• _Task details_
Pick out each line of the records in which the word "with" appears.

• _Supplied data_
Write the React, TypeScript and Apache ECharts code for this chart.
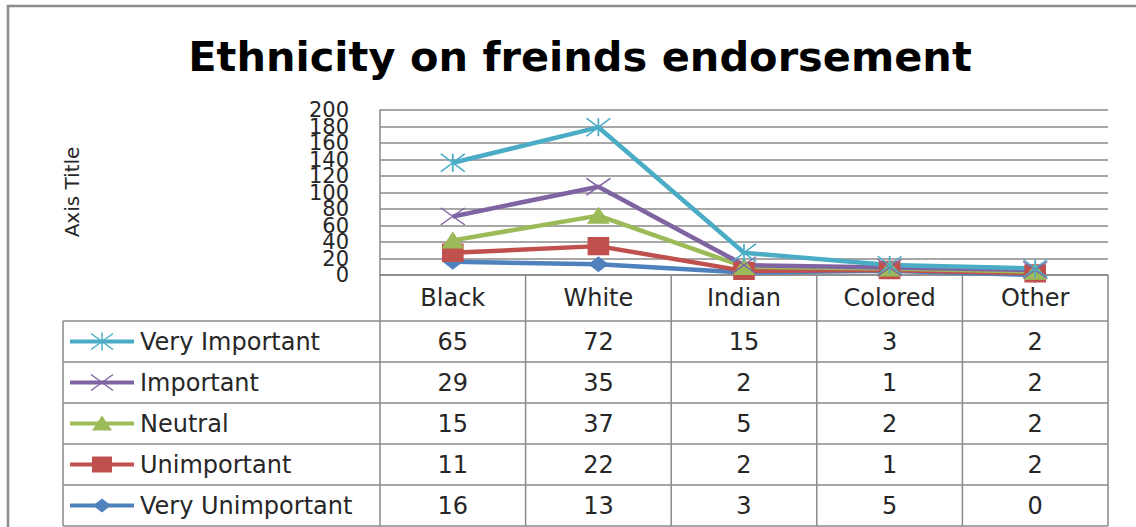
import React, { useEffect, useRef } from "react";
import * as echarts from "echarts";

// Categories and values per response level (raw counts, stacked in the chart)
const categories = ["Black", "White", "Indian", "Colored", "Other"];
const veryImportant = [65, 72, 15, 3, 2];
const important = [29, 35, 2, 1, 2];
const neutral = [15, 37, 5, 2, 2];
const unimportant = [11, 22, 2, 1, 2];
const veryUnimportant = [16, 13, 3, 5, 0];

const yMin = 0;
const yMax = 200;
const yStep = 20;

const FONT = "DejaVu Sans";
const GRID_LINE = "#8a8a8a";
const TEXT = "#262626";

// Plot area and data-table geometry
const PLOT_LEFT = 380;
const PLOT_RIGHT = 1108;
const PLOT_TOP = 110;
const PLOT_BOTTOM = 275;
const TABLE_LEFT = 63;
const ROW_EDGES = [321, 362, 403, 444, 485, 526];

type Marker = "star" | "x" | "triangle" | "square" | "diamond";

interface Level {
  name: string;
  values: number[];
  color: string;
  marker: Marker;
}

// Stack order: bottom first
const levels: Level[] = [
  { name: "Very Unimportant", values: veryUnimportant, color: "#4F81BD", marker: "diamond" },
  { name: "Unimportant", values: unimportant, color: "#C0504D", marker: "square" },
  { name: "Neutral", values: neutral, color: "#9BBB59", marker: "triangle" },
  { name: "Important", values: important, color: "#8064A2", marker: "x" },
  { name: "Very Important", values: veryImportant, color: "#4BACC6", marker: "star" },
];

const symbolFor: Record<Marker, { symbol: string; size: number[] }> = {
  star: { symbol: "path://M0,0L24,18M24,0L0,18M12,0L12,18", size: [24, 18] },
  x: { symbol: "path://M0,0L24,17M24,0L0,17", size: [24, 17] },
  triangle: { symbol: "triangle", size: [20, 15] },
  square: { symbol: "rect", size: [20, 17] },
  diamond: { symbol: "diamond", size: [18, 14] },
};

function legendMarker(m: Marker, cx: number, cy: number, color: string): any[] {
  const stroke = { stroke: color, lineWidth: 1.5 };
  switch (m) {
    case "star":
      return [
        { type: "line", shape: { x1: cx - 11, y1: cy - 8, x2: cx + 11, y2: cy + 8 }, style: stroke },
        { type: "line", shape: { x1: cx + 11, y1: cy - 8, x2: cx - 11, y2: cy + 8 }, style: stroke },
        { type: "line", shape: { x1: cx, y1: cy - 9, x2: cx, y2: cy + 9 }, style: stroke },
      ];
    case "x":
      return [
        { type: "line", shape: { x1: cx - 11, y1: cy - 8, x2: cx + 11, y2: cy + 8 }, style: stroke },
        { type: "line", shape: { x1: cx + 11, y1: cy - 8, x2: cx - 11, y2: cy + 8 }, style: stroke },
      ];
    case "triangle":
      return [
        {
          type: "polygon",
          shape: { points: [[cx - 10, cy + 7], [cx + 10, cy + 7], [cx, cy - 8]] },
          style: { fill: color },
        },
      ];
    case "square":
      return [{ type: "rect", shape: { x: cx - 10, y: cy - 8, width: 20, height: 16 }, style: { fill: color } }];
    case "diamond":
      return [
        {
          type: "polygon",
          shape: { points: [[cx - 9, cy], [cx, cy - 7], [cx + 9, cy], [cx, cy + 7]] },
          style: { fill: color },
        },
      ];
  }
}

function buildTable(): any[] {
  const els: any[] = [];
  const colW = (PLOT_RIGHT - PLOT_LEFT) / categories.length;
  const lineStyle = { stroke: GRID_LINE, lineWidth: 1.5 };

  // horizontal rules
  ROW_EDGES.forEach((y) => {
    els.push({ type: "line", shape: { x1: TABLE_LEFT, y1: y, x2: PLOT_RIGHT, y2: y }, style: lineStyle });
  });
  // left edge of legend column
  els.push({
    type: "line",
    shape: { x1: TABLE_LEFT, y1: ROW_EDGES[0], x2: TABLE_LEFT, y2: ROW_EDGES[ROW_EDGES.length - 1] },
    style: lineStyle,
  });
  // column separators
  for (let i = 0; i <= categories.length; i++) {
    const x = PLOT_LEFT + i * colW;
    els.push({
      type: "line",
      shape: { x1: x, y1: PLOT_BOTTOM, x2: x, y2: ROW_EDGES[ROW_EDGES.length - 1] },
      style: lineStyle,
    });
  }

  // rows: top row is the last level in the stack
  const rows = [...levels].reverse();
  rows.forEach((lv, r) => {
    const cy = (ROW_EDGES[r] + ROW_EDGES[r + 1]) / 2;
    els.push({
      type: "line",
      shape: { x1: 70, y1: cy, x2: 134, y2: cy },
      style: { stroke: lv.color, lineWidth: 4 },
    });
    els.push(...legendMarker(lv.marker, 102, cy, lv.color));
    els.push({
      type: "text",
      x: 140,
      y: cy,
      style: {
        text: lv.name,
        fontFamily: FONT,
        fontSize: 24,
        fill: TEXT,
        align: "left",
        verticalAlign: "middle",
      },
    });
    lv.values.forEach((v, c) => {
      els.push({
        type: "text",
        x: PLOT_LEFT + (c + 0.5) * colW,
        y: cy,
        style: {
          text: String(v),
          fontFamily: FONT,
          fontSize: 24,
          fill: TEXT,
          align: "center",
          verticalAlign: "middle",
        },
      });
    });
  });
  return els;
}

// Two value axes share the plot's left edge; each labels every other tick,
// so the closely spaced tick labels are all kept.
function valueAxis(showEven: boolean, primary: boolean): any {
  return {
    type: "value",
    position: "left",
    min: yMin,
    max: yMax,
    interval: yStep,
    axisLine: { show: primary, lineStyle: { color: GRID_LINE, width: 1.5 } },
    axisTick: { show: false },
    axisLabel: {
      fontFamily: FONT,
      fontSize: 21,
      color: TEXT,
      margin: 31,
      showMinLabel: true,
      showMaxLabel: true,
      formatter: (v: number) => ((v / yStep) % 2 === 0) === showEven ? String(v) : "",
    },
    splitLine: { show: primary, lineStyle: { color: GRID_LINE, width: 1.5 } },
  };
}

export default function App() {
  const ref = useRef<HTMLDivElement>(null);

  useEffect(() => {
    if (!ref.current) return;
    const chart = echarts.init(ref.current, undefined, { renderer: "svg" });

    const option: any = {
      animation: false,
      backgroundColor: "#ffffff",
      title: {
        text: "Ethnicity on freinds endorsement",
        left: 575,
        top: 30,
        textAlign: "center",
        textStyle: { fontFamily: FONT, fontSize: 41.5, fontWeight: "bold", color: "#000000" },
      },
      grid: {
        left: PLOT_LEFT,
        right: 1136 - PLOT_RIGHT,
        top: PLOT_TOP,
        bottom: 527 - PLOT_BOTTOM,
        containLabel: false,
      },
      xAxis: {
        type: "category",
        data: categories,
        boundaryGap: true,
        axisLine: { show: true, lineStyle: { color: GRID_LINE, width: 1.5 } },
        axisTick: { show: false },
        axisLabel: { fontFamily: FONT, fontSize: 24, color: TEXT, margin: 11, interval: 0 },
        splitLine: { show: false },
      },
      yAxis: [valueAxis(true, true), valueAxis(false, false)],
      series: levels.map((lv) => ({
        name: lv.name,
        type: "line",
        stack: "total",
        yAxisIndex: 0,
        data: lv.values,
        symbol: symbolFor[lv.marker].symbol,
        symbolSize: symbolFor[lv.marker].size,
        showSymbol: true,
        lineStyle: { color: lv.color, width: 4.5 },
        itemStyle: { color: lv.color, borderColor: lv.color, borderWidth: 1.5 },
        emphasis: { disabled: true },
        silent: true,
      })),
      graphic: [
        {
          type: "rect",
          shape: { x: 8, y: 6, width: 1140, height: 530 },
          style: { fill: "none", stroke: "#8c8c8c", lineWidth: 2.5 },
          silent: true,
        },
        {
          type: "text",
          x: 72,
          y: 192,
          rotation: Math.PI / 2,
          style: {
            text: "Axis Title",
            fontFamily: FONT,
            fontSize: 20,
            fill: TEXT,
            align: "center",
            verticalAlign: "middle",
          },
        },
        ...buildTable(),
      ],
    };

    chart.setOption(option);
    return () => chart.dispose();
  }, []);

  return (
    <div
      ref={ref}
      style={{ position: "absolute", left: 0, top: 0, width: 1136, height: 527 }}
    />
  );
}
...
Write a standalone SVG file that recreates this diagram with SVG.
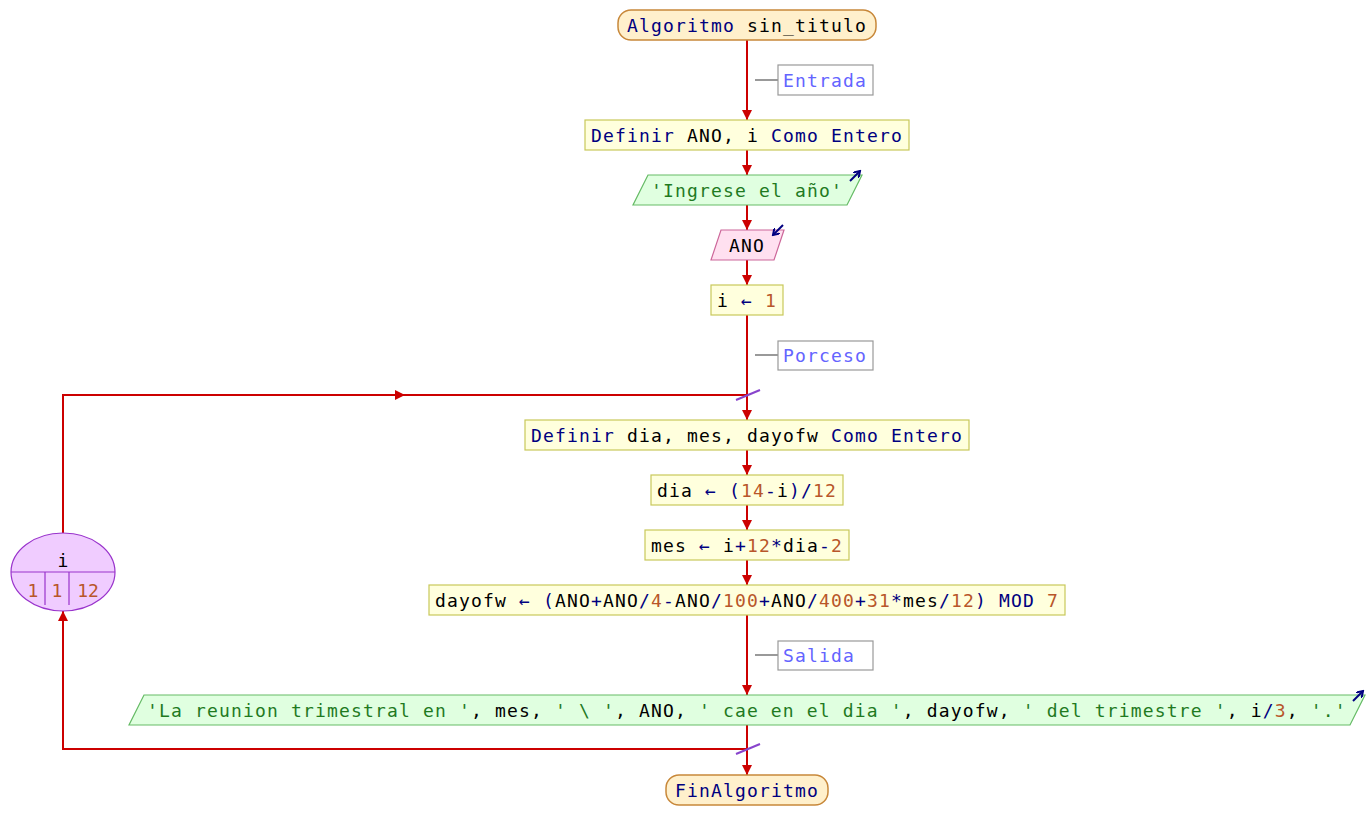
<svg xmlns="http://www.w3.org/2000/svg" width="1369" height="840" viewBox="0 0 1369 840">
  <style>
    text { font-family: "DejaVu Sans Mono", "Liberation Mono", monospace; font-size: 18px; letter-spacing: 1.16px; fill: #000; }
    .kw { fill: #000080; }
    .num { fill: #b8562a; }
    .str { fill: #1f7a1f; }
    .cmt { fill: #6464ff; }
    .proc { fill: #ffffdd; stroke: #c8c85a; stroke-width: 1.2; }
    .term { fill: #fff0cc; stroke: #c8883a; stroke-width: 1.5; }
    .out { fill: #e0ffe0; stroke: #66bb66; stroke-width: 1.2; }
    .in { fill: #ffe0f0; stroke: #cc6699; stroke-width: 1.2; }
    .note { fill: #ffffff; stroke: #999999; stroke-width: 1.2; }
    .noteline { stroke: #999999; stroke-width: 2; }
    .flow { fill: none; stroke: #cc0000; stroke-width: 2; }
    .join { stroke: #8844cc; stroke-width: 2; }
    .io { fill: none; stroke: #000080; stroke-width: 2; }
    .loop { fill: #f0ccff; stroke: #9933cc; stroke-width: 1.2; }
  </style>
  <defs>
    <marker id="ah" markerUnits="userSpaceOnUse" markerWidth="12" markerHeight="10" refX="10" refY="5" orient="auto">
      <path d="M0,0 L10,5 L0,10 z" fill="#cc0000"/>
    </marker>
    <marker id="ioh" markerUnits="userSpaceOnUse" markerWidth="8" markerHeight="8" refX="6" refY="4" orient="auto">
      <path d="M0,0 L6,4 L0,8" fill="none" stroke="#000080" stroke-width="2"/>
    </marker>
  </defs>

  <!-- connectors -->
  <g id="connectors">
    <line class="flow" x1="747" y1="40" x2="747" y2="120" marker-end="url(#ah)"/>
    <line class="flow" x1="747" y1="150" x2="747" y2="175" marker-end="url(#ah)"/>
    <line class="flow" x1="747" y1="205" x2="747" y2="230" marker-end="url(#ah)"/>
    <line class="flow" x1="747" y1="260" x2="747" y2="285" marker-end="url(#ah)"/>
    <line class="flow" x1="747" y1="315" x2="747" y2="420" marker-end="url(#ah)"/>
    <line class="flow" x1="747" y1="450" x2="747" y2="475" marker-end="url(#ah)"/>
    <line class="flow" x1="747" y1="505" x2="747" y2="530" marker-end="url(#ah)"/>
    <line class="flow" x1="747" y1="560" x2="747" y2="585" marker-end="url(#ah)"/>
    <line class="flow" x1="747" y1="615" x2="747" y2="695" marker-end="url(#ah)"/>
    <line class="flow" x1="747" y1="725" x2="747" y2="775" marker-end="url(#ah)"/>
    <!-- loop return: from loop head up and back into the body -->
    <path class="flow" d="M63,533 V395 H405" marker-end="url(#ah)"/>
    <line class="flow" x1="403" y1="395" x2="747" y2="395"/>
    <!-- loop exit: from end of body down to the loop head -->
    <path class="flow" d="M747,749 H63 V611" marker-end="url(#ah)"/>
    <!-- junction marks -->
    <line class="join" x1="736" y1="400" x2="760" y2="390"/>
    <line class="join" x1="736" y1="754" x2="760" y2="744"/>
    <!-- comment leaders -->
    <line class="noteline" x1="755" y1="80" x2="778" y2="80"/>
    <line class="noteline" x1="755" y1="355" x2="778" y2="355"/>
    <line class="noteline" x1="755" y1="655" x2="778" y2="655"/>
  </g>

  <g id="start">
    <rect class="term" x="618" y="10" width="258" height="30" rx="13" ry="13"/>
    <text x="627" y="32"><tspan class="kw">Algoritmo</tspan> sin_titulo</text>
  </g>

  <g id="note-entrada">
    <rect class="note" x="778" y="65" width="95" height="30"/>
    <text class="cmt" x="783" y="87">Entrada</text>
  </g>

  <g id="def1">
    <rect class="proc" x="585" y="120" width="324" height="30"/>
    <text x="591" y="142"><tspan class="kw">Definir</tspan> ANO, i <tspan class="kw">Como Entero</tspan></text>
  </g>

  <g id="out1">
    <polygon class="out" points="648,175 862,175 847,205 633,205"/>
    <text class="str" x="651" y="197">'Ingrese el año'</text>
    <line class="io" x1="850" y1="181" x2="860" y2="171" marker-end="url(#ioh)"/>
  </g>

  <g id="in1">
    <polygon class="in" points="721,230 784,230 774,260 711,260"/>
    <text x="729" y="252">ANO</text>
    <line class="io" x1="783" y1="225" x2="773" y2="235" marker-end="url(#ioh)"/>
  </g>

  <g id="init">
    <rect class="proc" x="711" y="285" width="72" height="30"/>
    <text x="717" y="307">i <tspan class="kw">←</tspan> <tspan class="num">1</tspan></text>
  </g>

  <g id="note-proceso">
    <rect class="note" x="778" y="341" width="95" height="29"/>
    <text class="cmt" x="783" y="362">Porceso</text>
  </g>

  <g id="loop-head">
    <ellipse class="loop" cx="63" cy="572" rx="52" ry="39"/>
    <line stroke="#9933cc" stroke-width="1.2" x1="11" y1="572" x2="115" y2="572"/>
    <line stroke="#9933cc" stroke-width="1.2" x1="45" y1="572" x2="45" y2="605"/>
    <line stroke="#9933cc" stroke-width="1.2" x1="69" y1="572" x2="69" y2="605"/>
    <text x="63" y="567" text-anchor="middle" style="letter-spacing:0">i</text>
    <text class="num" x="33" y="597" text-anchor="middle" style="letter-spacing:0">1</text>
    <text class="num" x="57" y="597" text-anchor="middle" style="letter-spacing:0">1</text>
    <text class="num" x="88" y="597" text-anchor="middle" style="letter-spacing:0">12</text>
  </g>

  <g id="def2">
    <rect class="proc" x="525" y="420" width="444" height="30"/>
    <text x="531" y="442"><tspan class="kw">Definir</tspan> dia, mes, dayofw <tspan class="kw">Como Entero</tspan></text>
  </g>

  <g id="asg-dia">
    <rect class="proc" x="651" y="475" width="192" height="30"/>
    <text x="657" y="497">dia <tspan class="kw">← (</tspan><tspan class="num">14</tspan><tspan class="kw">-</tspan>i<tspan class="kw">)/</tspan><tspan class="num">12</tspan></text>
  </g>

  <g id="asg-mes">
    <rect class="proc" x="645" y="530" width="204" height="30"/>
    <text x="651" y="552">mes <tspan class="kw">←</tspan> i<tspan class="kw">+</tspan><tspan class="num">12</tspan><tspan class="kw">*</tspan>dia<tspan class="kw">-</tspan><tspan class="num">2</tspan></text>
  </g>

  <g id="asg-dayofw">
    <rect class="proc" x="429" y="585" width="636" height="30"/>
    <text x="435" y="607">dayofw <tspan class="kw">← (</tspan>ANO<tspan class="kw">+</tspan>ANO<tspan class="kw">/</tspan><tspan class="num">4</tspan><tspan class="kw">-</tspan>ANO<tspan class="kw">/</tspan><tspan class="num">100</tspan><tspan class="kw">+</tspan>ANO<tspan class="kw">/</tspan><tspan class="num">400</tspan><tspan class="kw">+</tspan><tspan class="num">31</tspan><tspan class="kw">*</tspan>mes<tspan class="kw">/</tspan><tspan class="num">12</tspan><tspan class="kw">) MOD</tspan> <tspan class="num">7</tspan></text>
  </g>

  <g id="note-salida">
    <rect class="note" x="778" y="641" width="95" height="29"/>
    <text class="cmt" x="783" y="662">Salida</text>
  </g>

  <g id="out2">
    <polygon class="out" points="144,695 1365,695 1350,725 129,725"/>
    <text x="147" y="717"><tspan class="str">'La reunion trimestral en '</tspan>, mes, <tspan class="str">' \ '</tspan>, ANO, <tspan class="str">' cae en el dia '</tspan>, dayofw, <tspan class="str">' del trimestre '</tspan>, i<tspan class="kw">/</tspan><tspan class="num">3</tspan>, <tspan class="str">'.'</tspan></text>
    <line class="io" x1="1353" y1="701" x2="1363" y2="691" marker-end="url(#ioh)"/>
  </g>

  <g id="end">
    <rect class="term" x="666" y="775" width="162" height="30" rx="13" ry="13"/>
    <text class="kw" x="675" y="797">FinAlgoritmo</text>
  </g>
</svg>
--
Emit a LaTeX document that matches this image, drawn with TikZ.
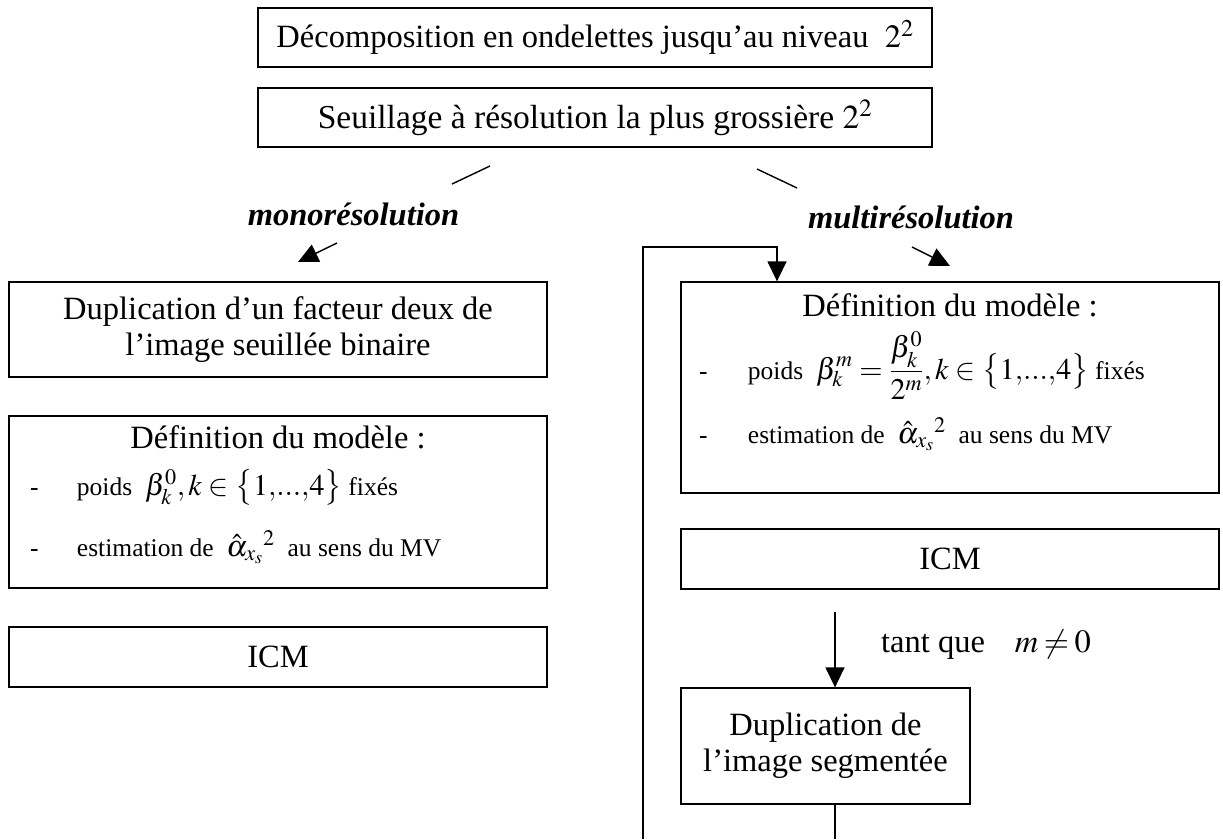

• _Answer to the exercise_
Write a standalone SVG file that recreates this diagram with SVG.
Emit a LaTeX document that matches this image, drawn with TikZ.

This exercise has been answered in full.